_Given information:_
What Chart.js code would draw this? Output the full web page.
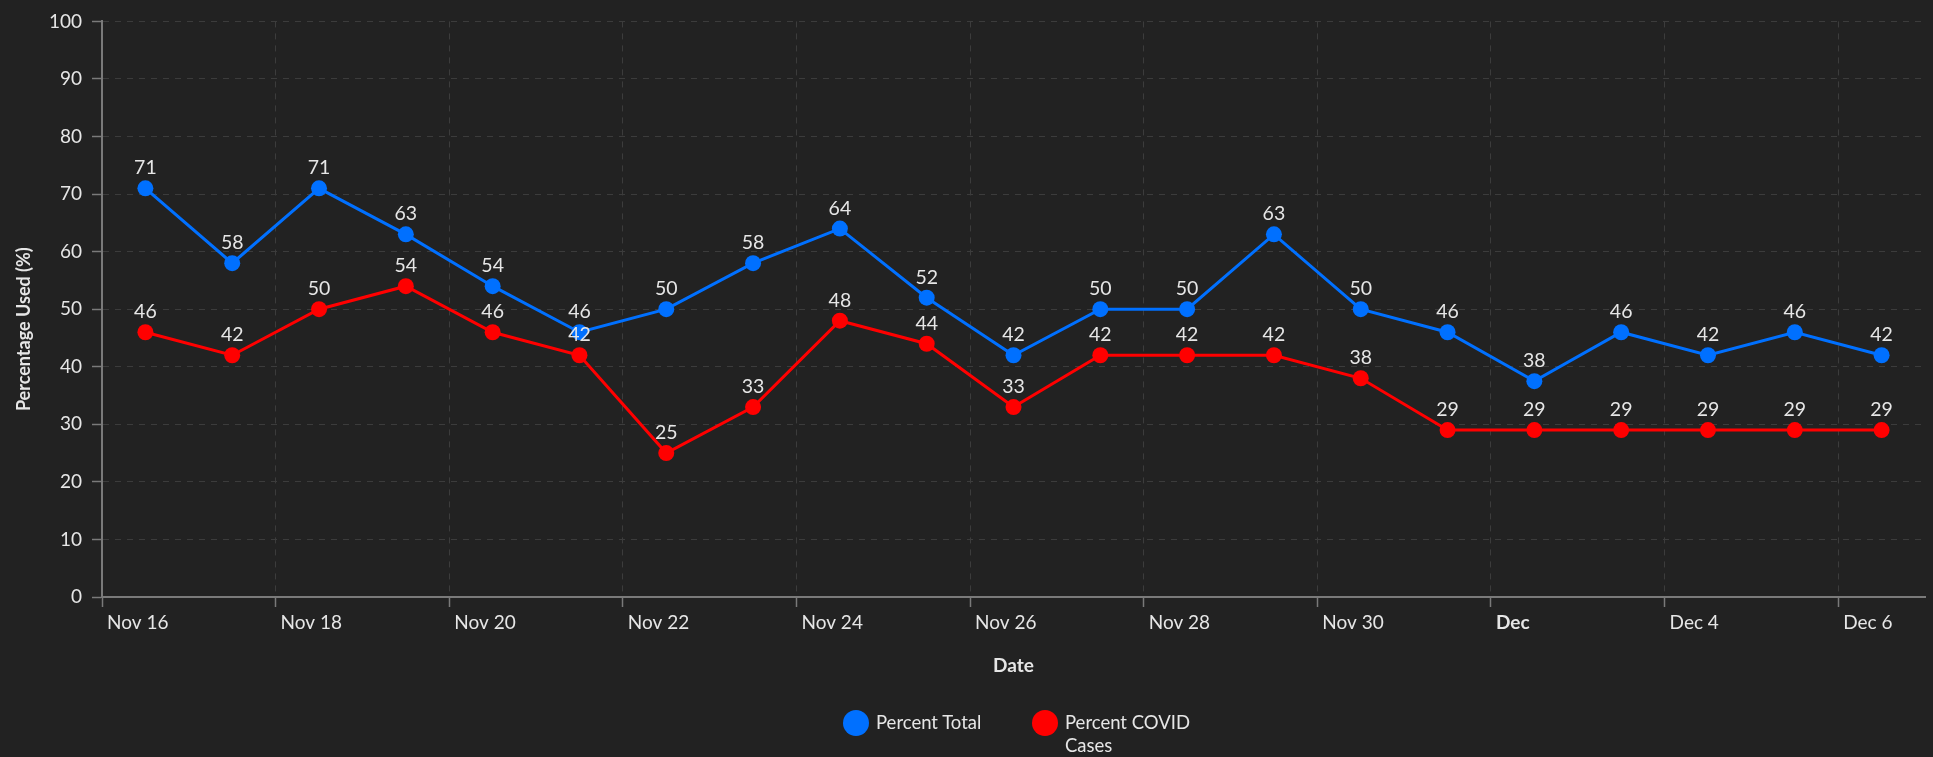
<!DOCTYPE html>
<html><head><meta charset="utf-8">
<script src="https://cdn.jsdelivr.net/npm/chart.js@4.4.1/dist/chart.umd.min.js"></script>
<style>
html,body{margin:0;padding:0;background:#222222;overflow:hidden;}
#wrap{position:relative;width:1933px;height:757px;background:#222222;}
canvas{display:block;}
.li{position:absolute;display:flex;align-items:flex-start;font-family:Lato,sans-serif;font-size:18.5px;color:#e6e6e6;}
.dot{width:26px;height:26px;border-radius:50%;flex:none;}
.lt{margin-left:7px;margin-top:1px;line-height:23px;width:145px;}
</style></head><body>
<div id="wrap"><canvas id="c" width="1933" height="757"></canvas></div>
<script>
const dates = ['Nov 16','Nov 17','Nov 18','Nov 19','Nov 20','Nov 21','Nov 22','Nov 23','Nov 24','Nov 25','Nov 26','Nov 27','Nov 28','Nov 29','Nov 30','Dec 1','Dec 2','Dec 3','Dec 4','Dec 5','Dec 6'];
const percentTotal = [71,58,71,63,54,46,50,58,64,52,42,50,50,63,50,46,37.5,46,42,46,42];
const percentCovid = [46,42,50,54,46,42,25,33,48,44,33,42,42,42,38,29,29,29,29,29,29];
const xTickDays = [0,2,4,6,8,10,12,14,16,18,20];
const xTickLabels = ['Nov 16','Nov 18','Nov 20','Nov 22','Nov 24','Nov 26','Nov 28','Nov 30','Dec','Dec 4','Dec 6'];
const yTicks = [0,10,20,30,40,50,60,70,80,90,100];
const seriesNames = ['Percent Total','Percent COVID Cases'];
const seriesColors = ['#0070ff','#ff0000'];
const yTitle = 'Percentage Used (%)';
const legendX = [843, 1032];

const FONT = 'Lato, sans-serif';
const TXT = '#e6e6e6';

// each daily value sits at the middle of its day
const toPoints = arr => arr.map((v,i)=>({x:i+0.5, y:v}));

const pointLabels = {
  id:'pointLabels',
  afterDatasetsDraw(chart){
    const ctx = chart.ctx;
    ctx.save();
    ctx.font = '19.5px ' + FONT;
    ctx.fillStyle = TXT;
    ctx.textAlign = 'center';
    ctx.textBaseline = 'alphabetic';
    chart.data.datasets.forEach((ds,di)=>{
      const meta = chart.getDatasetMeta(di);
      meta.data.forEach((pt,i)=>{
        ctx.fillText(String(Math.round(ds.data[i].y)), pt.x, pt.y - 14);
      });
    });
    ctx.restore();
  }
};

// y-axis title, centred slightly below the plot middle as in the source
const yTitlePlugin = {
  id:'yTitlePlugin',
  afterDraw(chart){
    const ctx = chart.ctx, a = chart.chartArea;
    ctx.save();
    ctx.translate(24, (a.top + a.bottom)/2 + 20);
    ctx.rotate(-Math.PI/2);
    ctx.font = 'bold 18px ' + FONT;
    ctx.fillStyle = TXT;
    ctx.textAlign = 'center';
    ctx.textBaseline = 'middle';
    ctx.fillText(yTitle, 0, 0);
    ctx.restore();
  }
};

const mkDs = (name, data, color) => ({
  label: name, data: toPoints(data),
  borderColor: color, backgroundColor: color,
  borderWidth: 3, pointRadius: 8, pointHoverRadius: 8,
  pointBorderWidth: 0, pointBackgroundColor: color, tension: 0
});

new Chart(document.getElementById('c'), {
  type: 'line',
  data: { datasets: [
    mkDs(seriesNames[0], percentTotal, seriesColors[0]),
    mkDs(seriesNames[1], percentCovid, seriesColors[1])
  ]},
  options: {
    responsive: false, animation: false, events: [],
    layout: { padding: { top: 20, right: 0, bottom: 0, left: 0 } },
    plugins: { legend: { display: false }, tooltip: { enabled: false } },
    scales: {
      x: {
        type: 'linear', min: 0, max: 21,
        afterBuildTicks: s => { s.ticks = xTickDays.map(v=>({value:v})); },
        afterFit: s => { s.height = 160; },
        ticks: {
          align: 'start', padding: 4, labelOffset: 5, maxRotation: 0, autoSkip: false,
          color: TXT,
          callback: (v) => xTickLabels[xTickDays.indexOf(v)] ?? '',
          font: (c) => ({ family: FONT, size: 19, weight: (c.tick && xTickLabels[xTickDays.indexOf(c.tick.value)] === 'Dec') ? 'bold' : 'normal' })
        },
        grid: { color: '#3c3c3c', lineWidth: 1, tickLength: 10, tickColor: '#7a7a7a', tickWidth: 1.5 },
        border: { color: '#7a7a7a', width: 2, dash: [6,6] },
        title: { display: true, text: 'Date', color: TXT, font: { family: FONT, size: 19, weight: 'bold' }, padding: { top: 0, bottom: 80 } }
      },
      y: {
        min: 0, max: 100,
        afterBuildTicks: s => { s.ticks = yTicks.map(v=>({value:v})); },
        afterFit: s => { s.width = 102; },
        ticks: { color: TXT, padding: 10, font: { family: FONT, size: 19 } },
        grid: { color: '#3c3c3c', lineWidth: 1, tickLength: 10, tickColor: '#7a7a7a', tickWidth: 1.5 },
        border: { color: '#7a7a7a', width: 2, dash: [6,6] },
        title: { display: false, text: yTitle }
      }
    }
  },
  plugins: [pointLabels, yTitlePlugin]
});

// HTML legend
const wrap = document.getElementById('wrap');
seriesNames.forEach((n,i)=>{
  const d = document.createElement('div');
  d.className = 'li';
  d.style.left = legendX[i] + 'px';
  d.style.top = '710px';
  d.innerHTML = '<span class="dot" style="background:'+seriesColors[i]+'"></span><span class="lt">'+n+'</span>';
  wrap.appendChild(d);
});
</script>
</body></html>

_Request:_
Copy exactly the lines running from the beginning of the listing through the line that has "const toPoints = arr". Drop the pictures.

_The response:_
What Chart.js code would draw this? Output the full web page.
<!DOCTYPE html>
<html><head><meta charset="utf-8">
<script src="https://cdn.jsdelivr.net/npm/chart.js@4.4.1/dist/chart.umd.min.js"></script>
<style>
html,body{margin:0;padding:0;background:#222222;overflow:hidden;}
#wrap{position:relative;width:1933px;height:757px;background:#222222;}
canvas{display:block;}
.li{position:absolute;display:flex;align-items:flex-start;font-family:Lato,sans-serif;font-size:18.5px;color:#e6e6e6;}
.dot{width:26px;height:26px;border-radius:50%;flex:none;}
.lt{margin-left:7px;margin-top:1px;line-height:23px;width:145px;}
</style></head><body>
<div id="wrap"><canvas id="c" width="1933" height="757"></canvas></div>
<script>
const dates = ['Nov 16','Nov 17','Nov 18','Nov 19','Nov 20','Nov 21','Nov 22','Nov 23','Nov 24','Nov 25','Nov 26','Nov 27','Nov 28','Nov 29','Nov 30','Dec 1','Dec 2','Dec 3','Dec 4','Dec 5','Dec 6'];
const percentTotal = [71,58,71,63,54,46,50,58,64,52,42,50,50,63,50,46,37.5,46,42,46,42];
const percentCovid = [46,42,50,54,46,42,25,33,48,44,33,42,42,42,38,29,29,29,29,29,29];
const xTickDays = [0,2,4,6,8,10,12,14,16,18,20];
const xTickLabels = ['Nov 16','Nov 18','Nov 20','Nov 22','Nov 24','Nov 26','Nov 28','Nov 30','Dec','Dec 4','Dec 6'];
const yTicks = [0,10,20,30,40,50,60,70,80,90,100];
const seriesNames = ['Percent Total','Percent COVID Cases'];
const seriesColors = ['#0070ff','#ff0000'];
const yTitle = 'Percentage Used (%)';
const legendX = [843, 1032];

const FONT = 'Lato, sans-serif';
const TXT = '#e6e6e6';

// each daily value sits at the middle of its day
const toPoints = arr => arr.map((v,i)=>({x:i+0.5, y:v}));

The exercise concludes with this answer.